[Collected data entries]
* start *
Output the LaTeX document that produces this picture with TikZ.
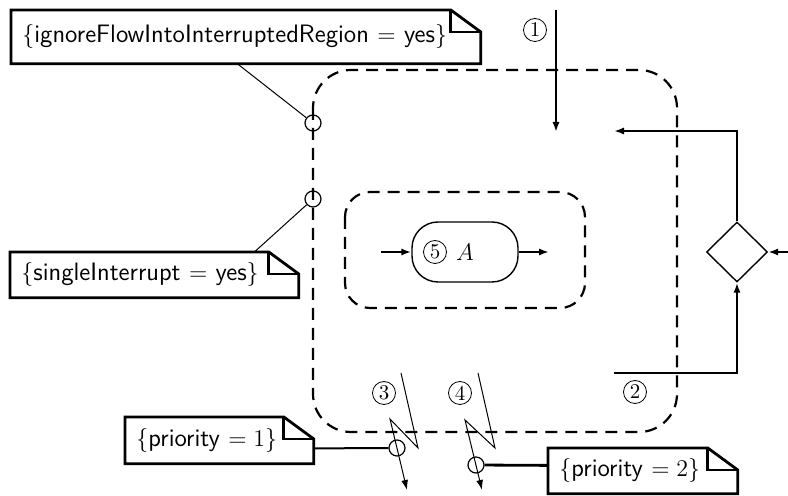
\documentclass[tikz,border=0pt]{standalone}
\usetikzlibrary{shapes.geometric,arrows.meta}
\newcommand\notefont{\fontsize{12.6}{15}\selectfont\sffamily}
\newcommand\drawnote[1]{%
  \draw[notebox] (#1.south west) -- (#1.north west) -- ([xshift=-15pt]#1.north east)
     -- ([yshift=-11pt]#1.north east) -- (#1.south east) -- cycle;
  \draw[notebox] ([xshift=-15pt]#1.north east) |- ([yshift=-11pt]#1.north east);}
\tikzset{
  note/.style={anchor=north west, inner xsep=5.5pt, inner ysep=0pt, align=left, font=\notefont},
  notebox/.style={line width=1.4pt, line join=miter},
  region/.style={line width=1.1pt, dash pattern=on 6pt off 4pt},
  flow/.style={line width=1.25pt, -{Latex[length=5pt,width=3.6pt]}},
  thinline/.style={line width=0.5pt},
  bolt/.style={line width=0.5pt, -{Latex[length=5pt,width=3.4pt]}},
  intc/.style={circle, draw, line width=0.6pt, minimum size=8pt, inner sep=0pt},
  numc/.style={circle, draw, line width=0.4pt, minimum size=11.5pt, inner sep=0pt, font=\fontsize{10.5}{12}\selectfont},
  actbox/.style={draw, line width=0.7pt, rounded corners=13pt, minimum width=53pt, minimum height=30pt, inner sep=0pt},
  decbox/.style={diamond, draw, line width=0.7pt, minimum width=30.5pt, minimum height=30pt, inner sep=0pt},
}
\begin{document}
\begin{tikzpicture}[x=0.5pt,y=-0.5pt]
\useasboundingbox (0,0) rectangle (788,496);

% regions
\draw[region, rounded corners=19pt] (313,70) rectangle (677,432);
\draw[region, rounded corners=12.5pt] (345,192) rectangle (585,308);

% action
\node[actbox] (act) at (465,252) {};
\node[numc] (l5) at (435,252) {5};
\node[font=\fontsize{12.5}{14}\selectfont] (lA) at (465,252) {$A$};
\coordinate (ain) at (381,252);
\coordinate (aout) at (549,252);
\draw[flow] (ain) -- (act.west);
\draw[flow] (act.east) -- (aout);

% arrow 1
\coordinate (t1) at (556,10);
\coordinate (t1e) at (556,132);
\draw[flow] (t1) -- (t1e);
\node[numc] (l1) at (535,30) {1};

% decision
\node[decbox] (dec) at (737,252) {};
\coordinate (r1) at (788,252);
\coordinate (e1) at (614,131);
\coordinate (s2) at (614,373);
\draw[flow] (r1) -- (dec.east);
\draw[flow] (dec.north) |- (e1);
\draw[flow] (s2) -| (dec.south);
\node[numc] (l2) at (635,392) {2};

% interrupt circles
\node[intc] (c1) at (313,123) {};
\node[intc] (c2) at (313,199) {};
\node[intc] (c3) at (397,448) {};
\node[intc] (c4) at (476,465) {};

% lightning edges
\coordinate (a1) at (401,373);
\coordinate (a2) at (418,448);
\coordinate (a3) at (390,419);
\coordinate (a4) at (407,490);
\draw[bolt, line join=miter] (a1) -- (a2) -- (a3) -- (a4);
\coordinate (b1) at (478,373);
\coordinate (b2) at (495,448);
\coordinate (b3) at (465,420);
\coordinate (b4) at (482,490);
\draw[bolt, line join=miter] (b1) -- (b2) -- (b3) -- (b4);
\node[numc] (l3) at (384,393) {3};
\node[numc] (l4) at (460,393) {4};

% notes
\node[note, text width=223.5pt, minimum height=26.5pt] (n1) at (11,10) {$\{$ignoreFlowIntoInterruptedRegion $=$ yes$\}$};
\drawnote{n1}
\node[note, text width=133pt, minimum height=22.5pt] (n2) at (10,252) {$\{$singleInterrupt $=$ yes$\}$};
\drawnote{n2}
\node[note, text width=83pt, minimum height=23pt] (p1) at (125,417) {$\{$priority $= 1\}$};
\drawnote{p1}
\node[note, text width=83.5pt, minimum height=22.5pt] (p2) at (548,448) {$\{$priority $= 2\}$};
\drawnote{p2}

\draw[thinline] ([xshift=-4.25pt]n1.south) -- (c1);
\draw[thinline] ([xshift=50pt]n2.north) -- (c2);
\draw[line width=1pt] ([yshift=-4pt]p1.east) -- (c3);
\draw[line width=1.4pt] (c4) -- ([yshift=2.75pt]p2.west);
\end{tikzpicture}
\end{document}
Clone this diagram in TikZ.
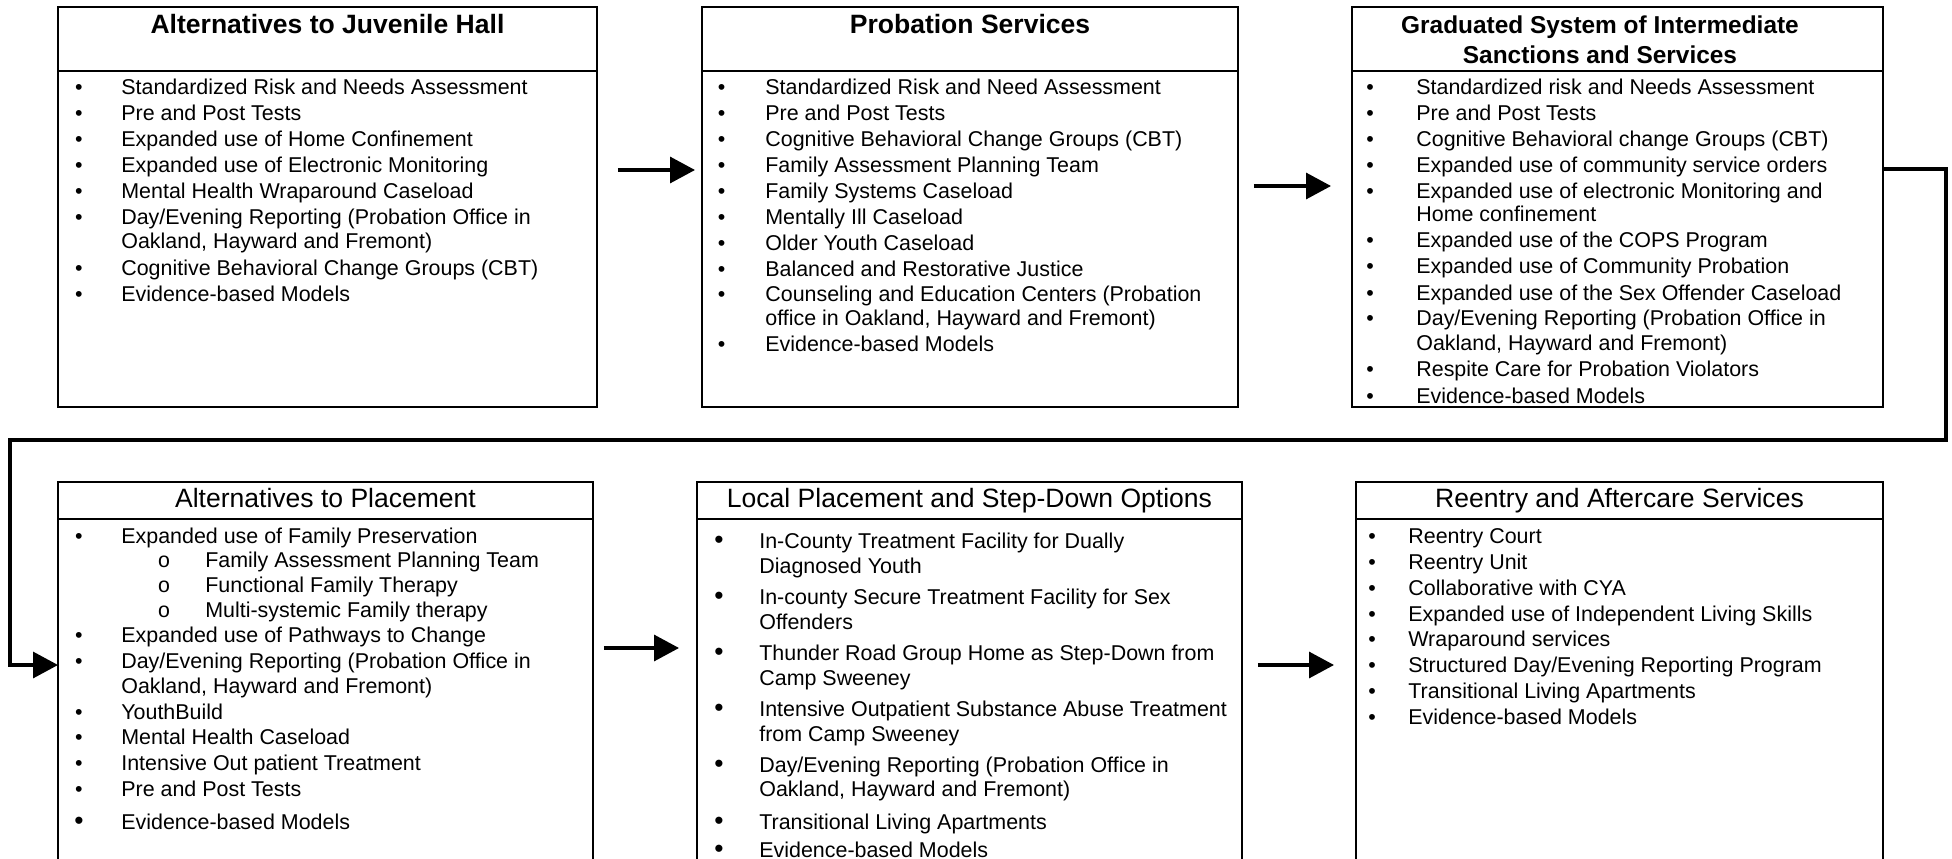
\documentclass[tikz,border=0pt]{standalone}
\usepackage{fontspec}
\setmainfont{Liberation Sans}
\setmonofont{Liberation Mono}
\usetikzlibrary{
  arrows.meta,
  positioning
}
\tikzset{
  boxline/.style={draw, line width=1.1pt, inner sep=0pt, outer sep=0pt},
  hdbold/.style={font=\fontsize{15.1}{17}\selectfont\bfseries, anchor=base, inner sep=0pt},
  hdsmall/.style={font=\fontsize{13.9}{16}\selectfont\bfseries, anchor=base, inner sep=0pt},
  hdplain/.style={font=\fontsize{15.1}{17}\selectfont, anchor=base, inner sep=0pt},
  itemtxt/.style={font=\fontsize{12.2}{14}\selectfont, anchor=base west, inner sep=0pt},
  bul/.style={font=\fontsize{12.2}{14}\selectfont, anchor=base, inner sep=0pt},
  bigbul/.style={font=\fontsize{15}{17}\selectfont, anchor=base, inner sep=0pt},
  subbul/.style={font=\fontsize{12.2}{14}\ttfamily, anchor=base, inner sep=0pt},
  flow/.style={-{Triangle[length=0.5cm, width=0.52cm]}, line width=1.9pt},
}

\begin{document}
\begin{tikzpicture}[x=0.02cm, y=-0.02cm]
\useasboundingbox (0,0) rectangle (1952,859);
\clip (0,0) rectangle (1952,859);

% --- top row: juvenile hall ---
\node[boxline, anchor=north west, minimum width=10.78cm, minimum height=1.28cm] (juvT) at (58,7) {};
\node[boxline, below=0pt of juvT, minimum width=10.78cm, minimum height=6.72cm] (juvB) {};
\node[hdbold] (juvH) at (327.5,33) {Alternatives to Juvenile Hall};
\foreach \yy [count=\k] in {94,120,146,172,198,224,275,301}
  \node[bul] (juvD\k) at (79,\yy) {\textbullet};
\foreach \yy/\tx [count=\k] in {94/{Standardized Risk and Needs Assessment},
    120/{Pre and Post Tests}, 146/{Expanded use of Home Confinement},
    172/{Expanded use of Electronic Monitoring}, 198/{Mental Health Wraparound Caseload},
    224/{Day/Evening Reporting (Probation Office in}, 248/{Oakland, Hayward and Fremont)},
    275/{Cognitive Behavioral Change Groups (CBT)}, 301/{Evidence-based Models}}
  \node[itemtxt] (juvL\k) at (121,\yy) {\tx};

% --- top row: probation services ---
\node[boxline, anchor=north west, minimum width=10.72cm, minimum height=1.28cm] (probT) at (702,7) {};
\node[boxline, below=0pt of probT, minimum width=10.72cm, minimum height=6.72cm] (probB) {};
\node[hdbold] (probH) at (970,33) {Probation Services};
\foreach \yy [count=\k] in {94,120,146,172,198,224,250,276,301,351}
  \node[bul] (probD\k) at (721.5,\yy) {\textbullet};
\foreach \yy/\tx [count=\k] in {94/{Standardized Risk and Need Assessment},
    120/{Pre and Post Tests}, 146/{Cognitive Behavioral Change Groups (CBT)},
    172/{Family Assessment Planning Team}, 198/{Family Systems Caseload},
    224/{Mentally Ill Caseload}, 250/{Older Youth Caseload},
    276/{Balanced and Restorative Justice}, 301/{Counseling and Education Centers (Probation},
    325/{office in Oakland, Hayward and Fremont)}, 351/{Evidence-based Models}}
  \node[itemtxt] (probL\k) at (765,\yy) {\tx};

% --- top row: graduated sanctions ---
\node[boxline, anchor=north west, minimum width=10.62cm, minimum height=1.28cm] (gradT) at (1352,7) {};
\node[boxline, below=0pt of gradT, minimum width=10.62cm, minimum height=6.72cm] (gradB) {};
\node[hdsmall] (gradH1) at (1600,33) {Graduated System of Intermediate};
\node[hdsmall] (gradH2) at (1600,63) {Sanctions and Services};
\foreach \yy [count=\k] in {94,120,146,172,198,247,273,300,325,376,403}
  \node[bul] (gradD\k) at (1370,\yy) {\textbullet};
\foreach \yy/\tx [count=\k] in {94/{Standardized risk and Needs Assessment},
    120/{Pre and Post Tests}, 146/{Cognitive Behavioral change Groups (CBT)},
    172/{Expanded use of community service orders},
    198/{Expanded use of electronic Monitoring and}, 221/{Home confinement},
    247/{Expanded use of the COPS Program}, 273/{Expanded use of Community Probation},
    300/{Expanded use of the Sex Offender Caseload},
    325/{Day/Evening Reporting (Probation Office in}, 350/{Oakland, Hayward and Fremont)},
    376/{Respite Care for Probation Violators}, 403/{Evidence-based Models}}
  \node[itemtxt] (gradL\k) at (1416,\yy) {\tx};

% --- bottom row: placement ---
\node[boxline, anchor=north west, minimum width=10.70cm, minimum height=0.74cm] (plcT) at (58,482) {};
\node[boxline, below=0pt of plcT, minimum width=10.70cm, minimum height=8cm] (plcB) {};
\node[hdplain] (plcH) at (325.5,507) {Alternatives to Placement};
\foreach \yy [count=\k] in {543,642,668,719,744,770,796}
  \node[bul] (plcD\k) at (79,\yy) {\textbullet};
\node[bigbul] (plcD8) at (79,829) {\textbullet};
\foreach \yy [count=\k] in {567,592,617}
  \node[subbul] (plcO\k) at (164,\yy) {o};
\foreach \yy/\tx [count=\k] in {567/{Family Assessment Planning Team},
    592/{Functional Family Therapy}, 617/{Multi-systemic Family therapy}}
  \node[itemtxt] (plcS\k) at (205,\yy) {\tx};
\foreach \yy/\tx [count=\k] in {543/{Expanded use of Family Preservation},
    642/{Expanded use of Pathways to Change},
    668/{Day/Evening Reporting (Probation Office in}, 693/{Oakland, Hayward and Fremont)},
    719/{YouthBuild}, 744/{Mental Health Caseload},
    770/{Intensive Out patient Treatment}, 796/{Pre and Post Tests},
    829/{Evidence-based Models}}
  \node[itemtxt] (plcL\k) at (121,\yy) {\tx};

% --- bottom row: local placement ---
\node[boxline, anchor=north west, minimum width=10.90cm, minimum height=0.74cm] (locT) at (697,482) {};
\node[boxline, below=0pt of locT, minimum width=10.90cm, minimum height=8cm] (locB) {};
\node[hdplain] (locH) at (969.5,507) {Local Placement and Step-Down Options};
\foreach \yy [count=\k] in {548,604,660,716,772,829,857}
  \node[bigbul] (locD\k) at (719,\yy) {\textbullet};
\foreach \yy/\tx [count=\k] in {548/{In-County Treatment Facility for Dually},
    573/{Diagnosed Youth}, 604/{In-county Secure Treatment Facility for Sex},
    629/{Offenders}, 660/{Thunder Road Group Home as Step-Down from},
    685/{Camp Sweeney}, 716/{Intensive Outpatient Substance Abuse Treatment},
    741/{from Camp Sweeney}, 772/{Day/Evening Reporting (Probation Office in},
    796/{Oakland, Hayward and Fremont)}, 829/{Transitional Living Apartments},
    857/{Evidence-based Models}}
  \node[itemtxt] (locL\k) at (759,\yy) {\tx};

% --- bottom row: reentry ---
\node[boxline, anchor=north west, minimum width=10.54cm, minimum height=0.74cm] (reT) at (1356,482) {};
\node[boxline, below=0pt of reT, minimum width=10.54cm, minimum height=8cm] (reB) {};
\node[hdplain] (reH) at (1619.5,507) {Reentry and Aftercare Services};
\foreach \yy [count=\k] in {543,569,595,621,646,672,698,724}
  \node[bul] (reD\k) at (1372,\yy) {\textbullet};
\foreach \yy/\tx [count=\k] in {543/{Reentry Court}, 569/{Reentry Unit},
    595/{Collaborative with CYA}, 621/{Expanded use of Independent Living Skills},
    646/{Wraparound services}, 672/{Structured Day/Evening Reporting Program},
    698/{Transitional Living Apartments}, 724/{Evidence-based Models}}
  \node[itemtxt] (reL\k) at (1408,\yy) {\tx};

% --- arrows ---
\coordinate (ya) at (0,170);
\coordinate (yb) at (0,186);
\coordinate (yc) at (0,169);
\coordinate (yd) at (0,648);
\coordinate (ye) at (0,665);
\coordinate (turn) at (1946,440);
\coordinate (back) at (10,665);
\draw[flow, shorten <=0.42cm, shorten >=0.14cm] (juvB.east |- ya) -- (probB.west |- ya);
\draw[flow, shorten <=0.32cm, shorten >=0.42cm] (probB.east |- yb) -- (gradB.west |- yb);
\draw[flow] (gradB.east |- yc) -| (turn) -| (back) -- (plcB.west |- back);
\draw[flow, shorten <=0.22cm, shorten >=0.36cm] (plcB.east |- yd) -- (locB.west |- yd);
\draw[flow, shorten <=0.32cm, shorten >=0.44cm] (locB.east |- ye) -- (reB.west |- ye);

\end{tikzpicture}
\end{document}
* end *
What is being asked |
Return every line above in which the string "with" occurs.

Result of the exercise |
Output the LaTeX document that produces this picture with TikZ.
    595/{Collaborative with CYA}, 621/{Expanded use of Independent Living Skills},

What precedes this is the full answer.